§ DIRECTIVE:
Reproduce nothing except the lines between the line with "Rebuild this chart" and the line with "from bokeh.resources import INLINE", both ends included, and please leave out pictures.

§ GIVEN DATA:
** Begin **
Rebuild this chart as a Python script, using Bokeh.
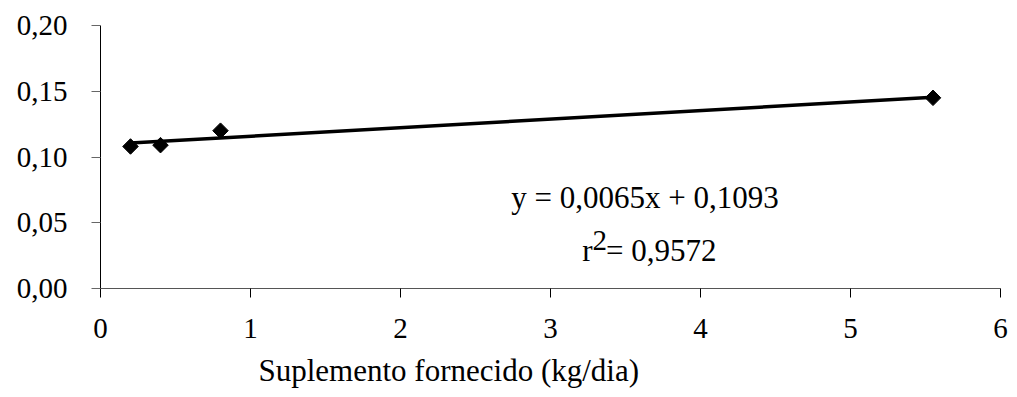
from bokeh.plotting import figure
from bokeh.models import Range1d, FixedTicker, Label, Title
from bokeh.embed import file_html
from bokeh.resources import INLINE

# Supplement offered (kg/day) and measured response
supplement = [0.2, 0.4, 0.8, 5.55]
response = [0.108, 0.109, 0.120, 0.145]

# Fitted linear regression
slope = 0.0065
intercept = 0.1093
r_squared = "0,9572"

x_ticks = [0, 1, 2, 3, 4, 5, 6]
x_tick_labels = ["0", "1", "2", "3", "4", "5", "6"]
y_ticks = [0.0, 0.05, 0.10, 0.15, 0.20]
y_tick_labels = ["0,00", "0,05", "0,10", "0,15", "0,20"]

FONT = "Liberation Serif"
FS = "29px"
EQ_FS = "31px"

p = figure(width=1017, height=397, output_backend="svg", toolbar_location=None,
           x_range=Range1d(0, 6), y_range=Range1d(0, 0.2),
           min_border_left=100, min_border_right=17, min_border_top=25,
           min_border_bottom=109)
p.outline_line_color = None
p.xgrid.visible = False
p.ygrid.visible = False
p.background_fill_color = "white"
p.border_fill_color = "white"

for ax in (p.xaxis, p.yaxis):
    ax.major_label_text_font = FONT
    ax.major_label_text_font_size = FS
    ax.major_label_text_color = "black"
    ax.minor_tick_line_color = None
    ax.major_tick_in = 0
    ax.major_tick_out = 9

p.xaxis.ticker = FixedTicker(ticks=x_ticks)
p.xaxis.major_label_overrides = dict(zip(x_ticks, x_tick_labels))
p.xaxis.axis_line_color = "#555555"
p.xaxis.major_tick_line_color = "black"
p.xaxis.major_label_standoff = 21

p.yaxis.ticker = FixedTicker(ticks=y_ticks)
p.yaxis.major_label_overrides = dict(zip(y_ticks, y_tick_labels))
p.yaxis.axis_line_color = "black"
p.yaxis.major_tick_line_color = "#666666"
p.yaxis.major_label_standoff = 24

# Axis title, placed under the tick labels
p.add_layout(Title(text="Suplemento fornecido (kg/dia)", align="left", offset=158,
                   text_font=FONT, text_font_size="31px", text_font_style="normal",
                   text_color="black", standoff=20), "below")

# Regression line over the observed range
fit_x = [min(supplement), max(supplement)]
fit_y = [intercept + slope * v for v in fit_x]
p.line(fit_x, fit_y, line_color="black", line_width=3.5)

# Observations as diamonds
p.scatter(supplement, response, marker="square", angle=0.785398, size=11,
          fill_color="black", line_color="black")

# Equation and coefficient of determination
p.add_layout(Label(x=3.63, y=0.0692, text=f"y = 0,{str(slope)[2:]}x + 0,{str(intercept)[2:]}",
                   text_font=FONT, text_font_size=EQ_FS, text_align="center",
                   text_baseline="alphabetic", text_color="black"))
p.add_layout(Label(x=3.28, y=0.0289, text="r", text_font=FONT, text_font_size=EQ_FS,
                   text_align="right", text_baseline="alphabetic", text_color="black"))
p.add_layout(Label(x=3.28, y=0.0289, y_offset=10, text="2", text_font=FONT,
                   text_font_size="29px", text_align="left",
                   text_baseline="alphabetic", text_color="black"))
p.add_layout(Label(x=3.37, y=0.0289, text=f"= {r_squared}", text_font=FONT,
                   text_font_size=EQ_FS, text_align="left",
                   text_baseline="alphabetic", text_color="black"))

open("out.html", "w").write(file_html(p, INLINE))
** End **
** Begin **
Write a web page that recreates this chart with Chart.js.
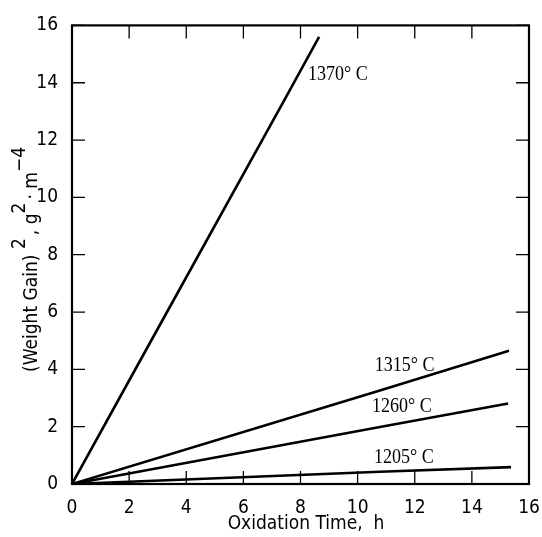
** End **
** Begin **
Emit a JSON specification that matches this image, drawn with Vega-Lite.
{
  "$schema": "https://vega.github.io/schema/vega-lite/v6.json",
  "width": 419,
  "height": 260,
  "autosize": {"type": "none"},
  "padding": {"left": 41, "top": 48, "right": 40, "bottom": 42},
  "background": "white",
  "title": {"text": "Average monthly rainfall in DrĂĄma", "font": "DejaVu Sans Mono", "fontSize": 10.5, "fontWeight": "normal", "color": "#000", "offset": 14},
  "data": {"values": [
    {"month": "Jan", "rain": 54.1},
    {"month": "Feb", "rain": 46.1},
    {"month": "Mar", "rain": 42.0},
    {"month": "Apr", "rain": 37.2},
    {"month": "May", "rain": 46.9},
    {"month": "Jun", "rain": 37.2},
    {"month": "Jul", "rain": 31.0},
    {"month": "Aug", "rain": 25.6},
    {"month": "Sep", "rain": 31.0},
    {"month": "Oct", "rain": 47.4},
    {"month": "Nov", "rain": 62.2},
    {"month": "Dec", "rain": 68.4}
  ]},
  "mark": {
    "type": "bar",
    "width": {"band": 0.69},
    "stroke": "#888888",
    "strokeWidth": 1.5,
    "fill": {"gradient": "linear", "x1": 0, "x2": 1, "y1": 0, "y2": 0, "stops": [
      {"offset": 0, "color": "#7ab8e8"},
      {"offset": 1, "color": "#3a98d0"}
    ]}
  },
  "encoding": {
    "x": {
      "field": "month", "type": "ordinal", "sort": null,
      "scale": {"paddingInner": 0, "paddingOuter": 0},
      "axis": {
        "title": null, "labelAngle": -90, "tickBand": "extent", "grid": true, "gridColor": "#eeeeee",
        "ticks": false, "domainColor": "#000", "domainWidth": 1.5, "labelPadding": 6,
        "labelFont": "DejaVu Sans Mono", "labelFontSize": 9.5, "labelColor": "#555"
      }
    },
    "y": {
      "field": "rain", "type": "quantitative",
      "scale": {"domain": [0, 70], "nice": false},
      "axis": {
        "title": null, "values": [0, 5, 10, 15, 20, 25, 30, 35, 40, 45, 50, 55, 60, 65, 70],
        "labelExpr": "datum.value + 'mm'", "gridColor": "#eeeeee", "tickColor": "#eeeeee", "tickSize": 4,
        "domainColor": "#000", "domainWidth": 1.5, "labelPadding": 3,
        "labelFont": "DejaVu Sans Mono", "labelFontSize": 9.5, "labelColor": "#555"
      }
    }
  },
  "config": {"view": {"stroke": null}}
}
** End **
§ WRITTEN ANSWER:
Rebuild this chart as a Python script, using Bokeh.
from bokeh.plotting import figure
from bokeh.models import Range1d, FixedTicker, Label, Title
from bokeh.embed import file_html
from bokeh.resources import INLINE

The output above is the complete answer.